The problem, as I and others pointed out in the Rap Sheet backblog string, is the lack of examples in Smith’s post. Steve Mosby best encapsulated the criticism with his comment:
Since everyone would agree that gratuitous violence is wrong – by
definition – the only real point I can see is that ‘new’ noir misses
the point of ‘old’ noir. But it’s impossible to discuss without
examples, as it seems to be a marketing objection more than anything?
Whether the authors you’re talking about would describe themselves as
noir or have been marketed as noir is surely pretty crucial, otherwise
you’re just saying you’re fed up with violence in books in general, and
there’s no need to talk about noir at all.

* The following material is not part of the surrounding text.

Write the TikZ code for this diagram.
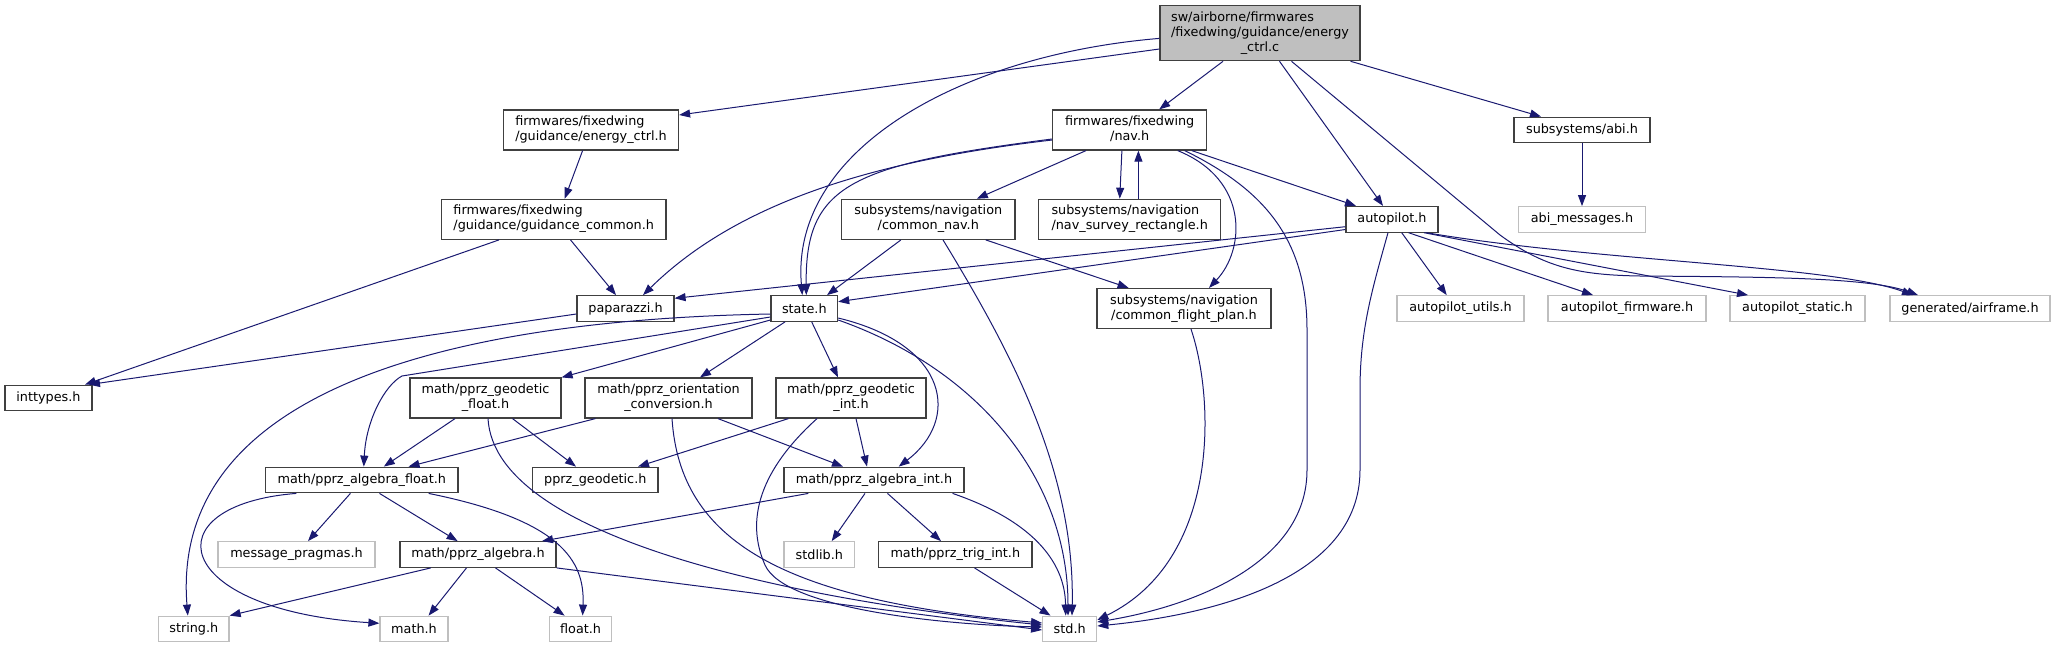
\documentclass[tikz,border=0pt]{standalone}
\usepackage{fontspec}
\setmainfont{DejaVu Sans}
\usetikzlibrary{arrows.meta}

\definecolor{edgeblue}{HTML}{191970}
\definecolor{boxgray}{HTML}{404040}
\definecolor{extgray}{HTML}{BFBFBF}

% two-line doxygen label: first line left, last line centred
\newcommand{\pathlbl}[2]{\begin{tabular}{@{}l@{}}#1\\\multicolumn{1}{@{}c@{}}{#2}\end{tabular}}

\begin{document}
\begin{tikzpicture}[
      x=0.5pt, y=-0.5pt,
      hdr/.style={
        rectangle, draw=boxgray, line width=0.6pt, fill=white,
        font=\fontsize{6.4}{7.5}\selectfont,
        inner xsep=2pt, inner ysep=1pt, minimum height=12.8pt
      },
      ext/.style={hdr, draw=extgray},
      two/.style={minimum height=20pt},
      inc/.style={
        -{Triangle[length=5.5pt,width=4pt]}, line width=0.5pt, draw=edgeblue
      }
    ]
    \useasboundingbox (0,0) rectangle (2055,648);

    % --- Source file ---
    \node[hdr, fill=extgray, minimum width=100pt, minimum height=27.5pt] (ec) at (1260,33.2)
      {\begin{tabular}{@{}l@{}}sw/airborne/firmwares\\/fixedwing/guidance/energy\\\multicolumn{1}{@{}c@{}}{\_ctrl.c}\end{tabular}};

    % --- Row 1 ---
    \node[hdr, two, minimum width=87.5pt] (ech) at (591,130)    {\pathlbl{firmwares/fixedwing}{/guidance/energy\_ctrl.h}};
    \node[hdr, two, minimum width=77pt]   (nav) at (1129.7,130) {\pathlbl{firmwares/fixedwing}{/nav.h}};
    \node[hdr, minimum width=68pt]        (abi) at (1582,130)   {subsystems/abi.h};

    % --- Row 2 ---
    \node[hdr, two, minimum width=112.25pt] (gc)     at (553.7,219.3)  {\pathlbl{firmwares/fixedwing}{/guidance/guidance\_common.h}};
    \node[hdr, two, minimum width=86.75pt]  (cnav)   at (928.3,219.3)  {\pathlbl{subsystems/navigation}{/common\_nav.h}};
    \node[hdr, two, minimum width=90.85pt]  (survey) at (1129.7,219.3) {\pathlbl{subsystems/navigation}{/nav\_survey\_rectangle.h}};
    \node[hdr, minimum width=46pt]          (ap)     at (1392,219.3)   {autopilot.h};
    \node[ext, minimum width=63.2pt]        (abimsg) at (1582,219.5)   {abi\_messages.h};

    % --- Row 3 ---
    \node[hdr, minimum width=48.5pt]   (papa)     at (625.5,308.5)  {paparazzi.h};
    \node[hdr, minimum width=33.3pt]   (state)    at (804.3,308.5)  {state.h};
    \node[hdr, two, minimum width=87pt] (cfp)     at (1184,308.5)   {\pathlbl{subsystems/navigation}{/common\_flight\_plan.h}};
    \node[ext, minimum width=63.5pt]   (aputils)  at (1460.5,308.5) {autopilot\_utils.h};
    \node[ext, minimum width=79pt]     (apfw)     at (1627,308.5)   {autopilot\_firmware.h};
    \node[ext, minimum width=67.5pt]   (apstatic) at (1797.5,308.5) {autopilot\_static.h};
    \node[ext, minimum width=80pt]     (airframe) at (1970,308.5)   {generated/airframe.h};

    % --- Row 4 ---
    \node[hdr, minimum width=43.5pt]      (inttypes) at (48.5,398)  {inttypes.h};
    \node[hdr, two, minimum width=75.5pt] (geofloat) at (485.5,398) {\pathlbl{math/pprz\_geodetic}{\_float.h}};
    \node[hdr, two, minimum width=83.5pt] (orient)   at (668.5,398) {\pathlbl{math/pprz\_orientation}{\_conversion.h}};
    \node[hdr, two, minimum width=75pt]   (geoint)   at (851,398)   {\pathlbl{math/pprz\_geodetic}{\_int.h}};

    % --- Row 5 ---
    \node[hdr, minimum width=96.2pt] (algfloat) at (361.8,480) {math/pprz\_algebra\_float.h};
    \node[hdr, minimum width=62.7pt] (geodetic) at (595.3,480) {pprz\_geodetic.h};
    \node[hdr, minimum width=90pt]   (algint)   at (874,480)   {math/pprz\_algebra\_int.h};

    % --- Row 6 ---
    \node[ext, minimum width=78.5pt]  (msgpr)  at (296.5,554.5) {message\_pragmas.h};
    \node[hdr, minimum width=78pt]    (alg)    at (478,554.5)   {math/pprz\_algebra.h};
    \node[ext, minimum width=35.25pt] (stdlib) at (819.3,554.5) {stdlib.h};
    \node[hdr, minimum width=76.7pt]  (trig)   at (955.3,554.5) {math/pprz\_trig\_int.h};

    % --- Row 7 ---
    \node[ext, minimum width=35.25pt] (string) at (193.8,629)  {string.h};
    \node[ext, minimum width=34pt]    (math)   at (414,629)    {math.h};
    \node[ext, minimum width=31pt]    (float)  at (580.6,629)  {float.h};
    \node[ext, minimum width=27pt]    (std)    at (1069.7,629) {std.h};

    % --- Includes of the source file ---
    \draw[inc] ([yshift=-7.9pt]ec.west) -- ([yshift=7.5pt]ech.east);
    \draw[inc] ([yshift=-2.6pt]ec.west) .. controls (960,55) and (790,150) .. ([xshift=-1pt]state.north);
    \draw[inc] ([xshift=-18.5pt]ec.south) -- ([xshift=14.75pt]nav.north);
    \draw[inc] ([xshift=9.75pt]ec.south) -- ([xshift=-4.5pt]ap.north);
    \draw[inc] ([xshift=15.75pt]ec.south) -- (1500,235) .. controls (1545,268) and (1580,275) .. (1640,276)
      .. controls (1780,277) and (1870,278) .. ([xshift=-26pt]airframe.north);
    \draw[inc] ([xshift=-5pt]ec.south east) -- ([xshift=-20.5pt]abi.north);

    % --- Guidance ---
    \draw[inc] ([xshift=-4.2pt]ech.south) -- ([xshift=5.5pt]gc.north);
    \draw[inc] ([xshift=-27.35pt]gc.south) -- ([xshift=18.25pt]inttypes.north);
    \draw[inc] ([xshift=8.4pt]gc.south) -- ([xshift=-4.75pt]papa.north);
    \draw[inc] ([yshift=-2.75pt]papa.west) -- ([xshift=20.25pt]inttypes.north);

    % --- nav.h ---
    \draw[inc] ([xshift=-21.85pt]nav.south) -- ([xshift=24.25pt]cnav.north);
    \draw[inc] ([xshift=-3.9pt]nav.south) -- ([xshift=-5pt]survey.north);
    \draw[inc] ([xshift=4.35pt]survey.north) -- ([xshift=4.35pt]nav.south);
    \draw[inc] ([xshift=31pt]nav.south) -- ([xshift=-18pt]ap.north);
    \draw[inc] ([yshift=-5pt]nav.west) .. controls (880,160) and (740,200) .. ([xshift=8.75pt]papa.north);
    \draw[inc] ([yshift=-4.5pt]nav.west) .. controls (850,165) and (805,185) .. ([xshift=1pt]state.north);
    \draw[inc] ([xshift=24pt]nav.south) .. controls (1250,180) and (1245,250) .. ([xshift=12.5pt]cfp.north);
    \draw[inc] ([xshift=27.5pt]nav.south) .. controls (1265,190) and (1307,240) .. (1307,330) -- (1307,470)
      .. controls (1307,560) and (1200,605) .. ([yshift=3.5pt]std.east);

    % --- common_nav.h ---
    \draw[inc] ([xshift=-13.7pt]cnav.south) -- ([xshift=11.35pt]state.north);
    \draw[inc] ([xshift=7.35pt]cnav.south) .. controls (1010,350) and (1075,470) .. ([xshift=1.15pt]std.north);
    \draw[inc] ([xshift=28.7pt]cnav.south) -- ([xshift=-27.7pt]cfp.north);

    % --- autopilot.h ---
    \draw[inc] ([yshift=-3.7pt]ap.west) -- ([yshift=5.1pt]papa.east);
    \draw[inc] ([yshift=-5.1pt]ap.west) -- ([yshift=3.4pt]state.east);
    \draw[inc] ([xshift=-2pt]ap.south) .. controls (1372,290) and (1360,330) .. (1360,390) -- (1360,470)
      .. controls (1360,580) and (1210,615) .. ([yshift=1.5pt]std.east);
    \draw[inc] ([xshift=4.85pt]ap.south) -- ([xshift=-6.9pt]aputils.north);
    \draw[inc] ([xshift=8.25pt]ap.south) -- ([xshift=-17pt]apfw.north);
    \draw[inc] ([xshift=16pt]ap.south) -- ([xshift=-24.75pt]apstatic.north);
    \draw[inc] ([xshift=17.2pt]ap.south) .. controls (1600,262) and (1830,265) .. ([xshift=-28.5pt]airframe.north);

    \draw[inc] (abi) -- (abimsg);
    \draw[inc] ([xshift=3.5pt]cfp.south) .. controls (1215,400) and (1220,560) .. ([yshift=4.5pt]std.east);

    % --- state.h ---
    \draw[inc] ([yshift=-5.75pt]state.west) -- (geofloat.north east);
    \draw[inc] ([xshift=-9.65pt]state.south) -- ([xshift=15.75pt]orient.north);
    \draw[inc] ([xshift=3.7pt]state.south) -- ([xshift=-6.5pt]geoint.north);
    \draw[inc] ([yshift=-4.75pt]state.east) .. controls (950,345) and (960,420) .. ([xshift=12.35pt]algint.north);
    \draw[inc] ([yshift=-5.75pt]state.east) .. controls (980,370) and (1068,480) .. ([xshift=-0.85pt]std.north);
    \draw[inc] ([yshift=-4.25pt]state.west) -- (402,376) .. controls (385,385) and (366,420) .. ([xshift=1pt]algfloat.north);
    \draw[inc] ([yshift=-2.75pt]state.west) .. controls (450,320) and (170,390) .. ([xshift=-3pt]string.north);

    % --- Geodetic / orientation ---
    \draw[inc] ([xshift=-15.25pt]geofloat.south) -- ([xshift=11pt]algfloat.north);
    \draw[inc] ([xshift=13.5pt]geofloat.south) -- ([xshift=-9.65pt]geodetic.north);
    \draw[inc] ([xshift=1.25pt]geofloat.south) .. controls (495,540) and (800,600) .. ([yshift=2pt]std.west);
    \draw[inc] ([xshift=5.5pt]orient.south west) -- ([xshift=23.35pt]algfloat.north);
    \draw[inc] ([xshift=24.75pt]orient.south) -- ([xshift=-15.5pt]algint.north);
    \draw[inc] ([xshift=1.75pt]orient.south) .. controls (680,540) and (780,600) .. ([yshift=3pt]std.west);
    \draw[inc] ([xshift=6.5pt]geoint.south west) -- ([xshift=21.35pt]geodetic.north);
    \draw[inc] ([xshift=2.5pt]geoint.south) -- ([xshift=-3.5pt]algint.north);
    \draw[inc] ([xshift=-17pt]geoint.south) .. controls (760,470) and (745,520) .. (765,565)
      .. controls (785,610) and (950,625) .. ([yshift=1pt]std.west);

    % --- Algebra ---
    \draw[inc] ([xshift=-5.7pt]algfloat.south) -- ([xshift=5.75pt]msgpr.north);
    \draw[inc] ([xshift=8.85pt]algfloat.south) -- ([xshift=-10.2pt]alg.north);
    \draw[inc] ([xshift=15.7pt]algfloat.south west) .. controls (150,505) and (170,610) .. ([yshift=2.85pt]math.west);
    \draw[inc] ([xshift=33.4pt]algfloat.south) .. controls (560,520) and (585,560) .. ([xshift=1pt]float.north);
    \draw[inc] ([xshift=-23.6pt]alg.south) -- (string.north east);
    \draw[inc] ([xshift=-5.75pt]alg.south) -- ([xshift=7.3pt]math.north);
    \draw[inc] ([xshift=8.75pt]alg.south) -- ([xshift=-8pt]float.north);
    \draw[inc] (alg.south east) -- ([yshift=-0.5pt]std.west);
    \draw[inc] ([xshift=12.5pt]algint.south west) -- ([xshift=32pt]alg.north);
    \draw[inc] ([xshift=-4.5pt]algint.south) -- ([xshift=6.2pt]stdlib.north);
    \draw[inc] ([xshift=6.75pt]algint.south) -- ([xshift=-7.15pt]trig.north);
    \draw[inc] ([xshift=-6pt]algint.south east) .. controls (1030,520) and (1065,560) .. ([xshift=-2pt]std.north);
    \draw[inc] ([xshift=9.6pt]trig.south) -- ([xshift=-9.6pt]std.north);

  \end{tikzpicture}
\end{document}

And Allan Guthrie, whose novel HARD MAN I cited right around the time Eddie Muller criticized it for many of the points Smith made (and much as I liked the book from a black comic standpoint, I did wonder if I would have enjoyed it even more had I been 100% invested in the characters as human beings instead of pieces of a literary chess board) went back in time for greater context:
It’s easy to say that extreme violence in fiction is a current
trend but don’t you think critics were saying that in the late
20s/early 30s in reaction to THE BASTARD, RED HARVEST, FAST ONE, etc.,
or THEY DON’T DANCE much in 1940, or KISS TOMORROW GOODBYE later in the
decade, or in response to some of Wade Miller (I’m thinking of the
excruciating torture scene in GUILTY BYSTANDER) and Jim Thompson’s work
in the 50s, or Jack Ehrlich in the 60s and 70s (try BLOODY VENGEANCE)?
Spillane wasn’t writing disturbingly violent books?
And really, Guthrie nails it. Humanity and emotion is independent of time; claims of gratuitous violence have been made for decades. And this argument will probably be raging a good 50 years from now, if not even later into the future.